Voorzitter, vervolgens moet in het hopelijk langzame proces van wetgeving de winst van het functioneren van het Rijksbrede openbaar bestuur worden verdisconteerd. Onderzoek naar het functioneren van burgemeesters uit 2013 benoemde het ‘hybride’ karakter van het ambt: enerzijds de onafhankelijke eigenstandige symboolfunctie en anderzijds de afhankelijke, politieke en collegiale bestuursfunctie. Steeds meer wordt de burgemeester naar deze laatste rolopvatting getrokken en dit maakt hen kwetsbaar. Burgemeester maken zich zorgen over hun gezag en hun onpartijdige rol. Tegelijkertijd komt er veel op burgemeesters af als bewaker van de openbare orde met toenemende grootschalige criminaliteit en agressie. In deze situatie hebben zij de steun van hogere bestuurslagen hard nodig. De Kroonbenoeming symboliseert de verbinding met het Rijk en geeft een concrete  steun aan burgemeesters in hun functioneren. Wil de indiener en ook de minister, nu hij de Kroonbenoeming uit de Grondwet wil halen, hierop reflecteren? Ook de CdK neemt een eigen plaats in in het gebouw van het decentrale bestuur.
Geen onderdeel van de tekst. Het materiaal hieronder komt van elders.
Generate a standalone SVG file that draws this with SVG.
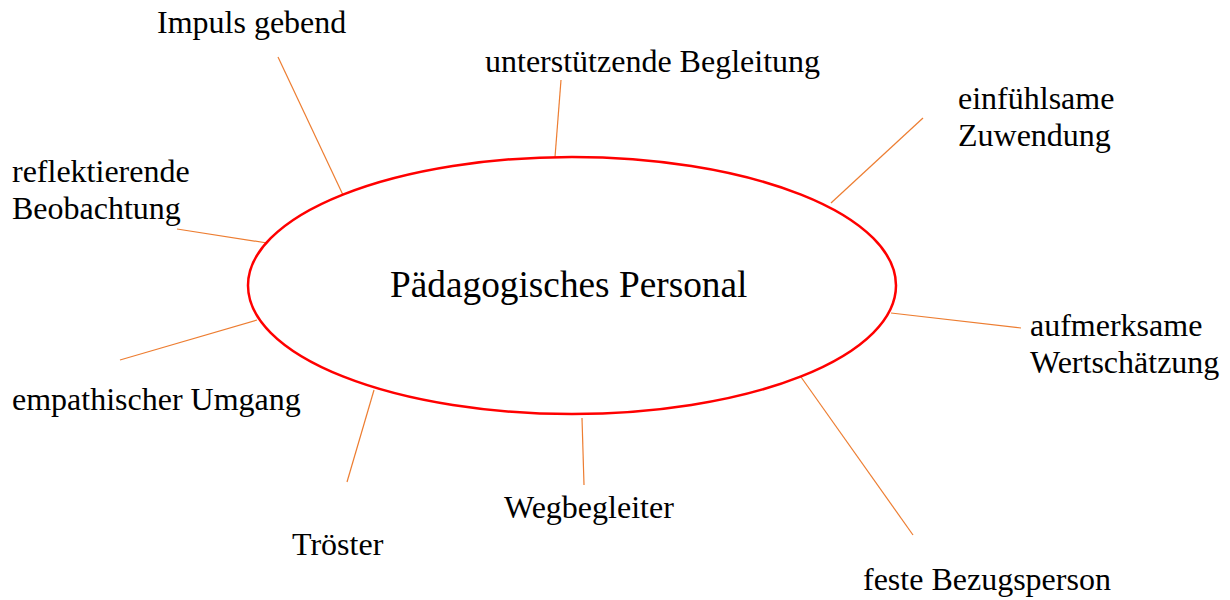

Zijn overigens in de Grondwet verankerde bevoegdheden veranderen niet, net zo min als die van de burgemeester. Maar meer dan de burgemeester is de CdK een rijksfunctionaris: Rijksheer. De CdK heeft te letten op bestuurlijke samenwerking en bestuurlijke integriteit in en tussen gemeenten. Dat zou er voor kunnen pleiten de Kroonbenoeming, die ook in de Provinciewet is verankerd, in stand te laten. Graag hoor ik de indiener over de positie van de Commissaris van de Koning. Heeft hij overwogen de benoemingswijze van de burgemeester wel en die van de commissaris niet te deconstitutionaliseren? Welke opvatting heeft de minister hierover?

Voorzitter, er is politiek het nodige te zeggen voor de stap die nu wordt voorgesteld. Maar deconstitutionalisering van de benoemingswijze vraagt een bredere bezinning op het openbaar bestuur dan die welke nu plaatsvindt. Het vraagt om goede bezinning, slow law en een goed begrip van de feiten, om oud-collega Witteveen nog eens te citeren. Het hangt dan van het vertrouwen in de komende wetgevingsdiscussie af of er nu het vertrouwen ontstaat dat deconstitutionalisering een goede en verantwoorde stap is. Er moet geen verrommeling plaatsvinden van het decentrale bestuur. De antwoorden van de indiener en de minister zijn van belang om dat vertrouwen bij ons te voeden.